* **Dataset entries**:
+++++
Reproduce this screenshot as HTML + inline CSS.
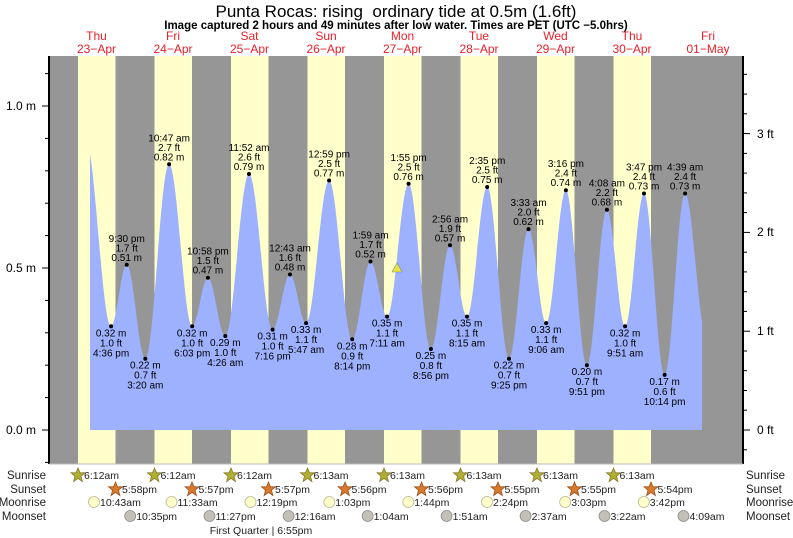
+++++
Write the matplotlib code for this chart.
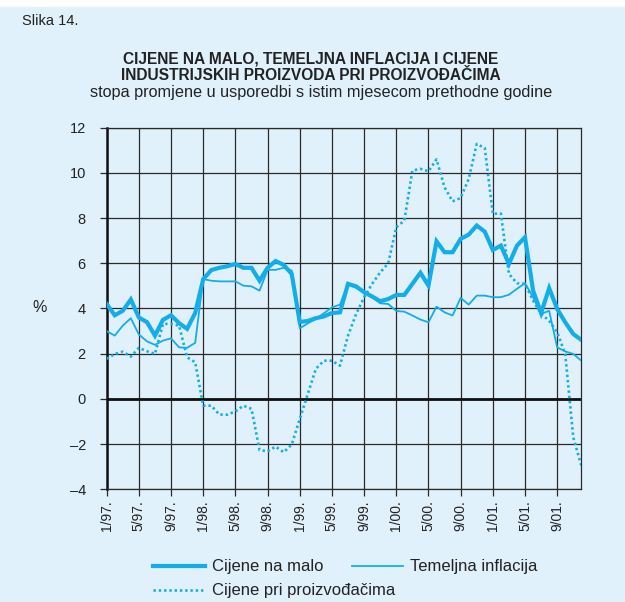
+++++
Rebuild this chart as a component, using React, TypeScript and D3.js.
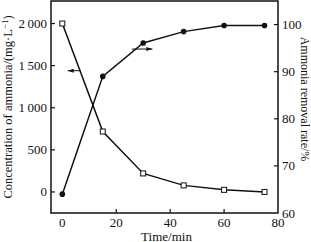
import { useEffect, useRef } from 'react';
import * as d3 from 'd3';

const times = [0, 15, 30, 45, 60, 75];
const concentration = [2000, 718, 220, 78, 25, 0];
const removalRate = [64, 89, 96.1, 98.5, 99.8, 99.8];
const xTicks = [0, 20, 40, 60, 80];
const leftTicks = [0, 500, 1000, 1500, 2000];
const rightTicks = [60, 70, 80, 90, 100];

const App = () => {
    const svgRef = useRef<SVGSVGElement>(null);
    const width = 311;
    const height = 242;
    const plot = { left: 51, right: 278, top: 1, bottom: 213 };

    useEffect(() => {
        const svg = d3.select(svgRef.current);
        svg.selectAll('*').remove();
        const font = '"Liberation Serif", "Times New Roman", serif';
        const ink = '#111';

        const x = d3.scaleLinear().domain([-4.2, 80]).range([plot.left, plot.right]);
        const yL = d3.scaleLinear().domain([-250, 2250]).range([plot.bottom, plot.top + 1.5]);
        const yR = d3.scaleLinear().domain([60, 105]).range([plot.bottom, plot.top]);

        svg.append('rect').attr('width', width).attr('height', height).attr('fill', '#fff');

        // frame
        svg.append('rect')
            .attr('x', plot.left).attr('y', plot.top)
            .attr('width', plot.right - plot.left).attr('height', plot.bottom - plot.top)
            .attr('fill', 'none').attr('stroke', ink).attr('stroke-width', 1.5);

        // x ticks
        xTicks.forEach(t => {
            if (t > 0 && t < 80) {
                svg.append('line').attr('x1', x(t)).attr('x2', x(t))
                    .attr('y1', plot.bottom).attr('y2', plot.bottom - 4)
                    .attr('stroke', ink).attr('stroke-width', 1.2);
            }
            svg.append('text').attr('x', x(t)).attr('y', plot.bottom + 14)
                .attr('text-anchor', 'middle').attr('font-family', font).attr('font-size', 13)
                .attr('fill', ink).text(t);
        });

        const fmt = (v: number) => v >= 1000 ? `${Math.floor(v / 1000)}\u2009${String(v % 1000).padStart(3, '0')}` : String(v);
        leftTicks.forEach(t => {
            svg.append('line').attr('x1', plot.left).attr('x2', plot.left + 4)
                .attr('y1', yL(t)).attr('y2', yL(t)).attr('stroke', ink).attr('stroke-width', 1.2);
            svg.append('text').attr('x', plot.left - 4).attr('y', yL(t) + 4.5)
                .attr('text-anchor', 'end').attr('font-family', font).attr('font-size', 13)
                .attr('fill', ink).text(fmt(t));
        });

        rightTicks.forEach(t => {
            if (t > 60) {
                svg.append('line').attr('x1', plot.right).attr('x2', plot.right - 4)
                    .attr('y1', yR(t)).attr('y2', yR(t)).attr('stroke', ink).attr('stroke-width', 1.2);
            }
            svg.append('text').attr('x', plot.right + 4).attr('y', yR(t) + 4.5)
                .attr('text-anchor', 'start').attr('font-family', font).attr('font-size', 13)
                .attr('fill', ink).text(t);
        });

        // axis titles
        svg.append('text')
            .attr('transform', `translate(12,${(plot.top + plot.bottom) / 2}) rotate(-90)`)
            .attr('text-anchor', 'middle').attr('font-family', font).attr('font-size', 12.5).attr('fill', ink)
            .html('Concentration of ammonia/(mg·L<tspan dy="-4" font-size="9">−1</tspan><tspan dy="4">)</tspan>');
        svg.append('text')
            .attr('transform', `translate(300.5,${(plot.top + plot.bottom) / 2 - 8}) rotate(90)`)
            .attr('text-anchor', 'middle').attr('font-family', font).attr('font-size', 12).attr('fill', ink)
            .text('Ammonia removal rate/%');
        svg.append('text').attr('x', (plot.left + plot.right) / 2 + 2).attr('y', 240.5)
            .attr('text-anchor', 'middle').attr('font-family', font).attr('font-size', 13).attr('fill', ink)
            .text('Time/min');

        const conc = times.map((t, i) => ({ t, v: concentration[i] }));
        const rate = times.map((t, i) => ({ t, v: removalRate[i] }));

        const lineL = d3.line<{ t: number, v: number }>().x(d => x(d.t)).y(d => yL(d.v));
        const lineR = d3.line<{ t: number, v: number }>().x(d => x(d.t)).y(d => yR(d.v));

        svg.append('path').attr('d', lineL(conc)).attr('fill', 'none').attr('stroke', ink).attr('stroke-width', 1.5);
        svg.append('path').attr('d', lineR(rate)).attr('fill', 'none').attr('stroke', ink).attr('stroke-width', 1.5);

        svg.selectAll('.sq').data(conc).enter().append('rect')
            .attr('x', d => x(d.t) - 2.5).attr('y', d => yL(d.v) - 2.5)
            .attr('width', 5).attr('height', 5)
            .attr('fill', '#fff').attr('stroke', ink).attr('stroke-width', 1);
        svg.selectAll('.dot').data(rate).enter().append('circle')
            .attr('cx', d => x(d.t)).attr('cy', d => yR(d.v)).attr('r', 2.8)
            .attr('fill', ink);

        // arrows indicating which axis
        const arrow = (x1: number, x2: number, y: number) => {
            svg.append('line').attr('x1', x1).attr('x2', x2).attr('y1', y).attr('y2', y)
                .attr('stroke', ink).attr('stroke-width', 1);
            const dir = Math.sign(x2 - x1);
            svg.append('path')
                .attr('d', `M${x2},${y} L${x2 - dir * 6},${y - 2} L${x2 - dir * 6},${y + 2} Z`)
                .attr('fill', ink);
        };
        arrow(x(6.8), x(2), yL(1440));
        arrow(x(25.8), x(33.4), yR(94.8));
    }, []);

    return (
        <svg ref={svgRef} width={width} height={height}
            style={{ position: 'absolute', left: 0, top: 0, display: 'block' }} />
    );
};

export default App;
+++++
* **Problem details**:
Exactly reproduce the lines from the line holding "Rebuild this chart" through the line holding "1, bottom: 213", and only those; pictures are to be left out.

* **Finished exercise**:
Rebuild this chart as a component, using React, TypeScript and D3.js.
import { useEffect, useRef } from 'react';
import * as d3 from 'd3';

const times = [0, 15, 30, 45, 60, 75];
const concentration = [2000, 718, 220, 78, 25, 0];
const removalRate = [64, 89, 96.1, 98.5, 99.8, 99.8];
const xTicks = [0, 20, 40, 60, 80];
const leftTicks = [0, 500, 1000, 1500, 2000];
const rightTicks = [60, 70, 80, 90, 100];

const App = () => {
    const svgRef = useRef<SVGSVGElement>(null);
    const width = 311;
    const height = 242;
    const plot = { left: 51, right: 278, top: 1, bottom: 213 };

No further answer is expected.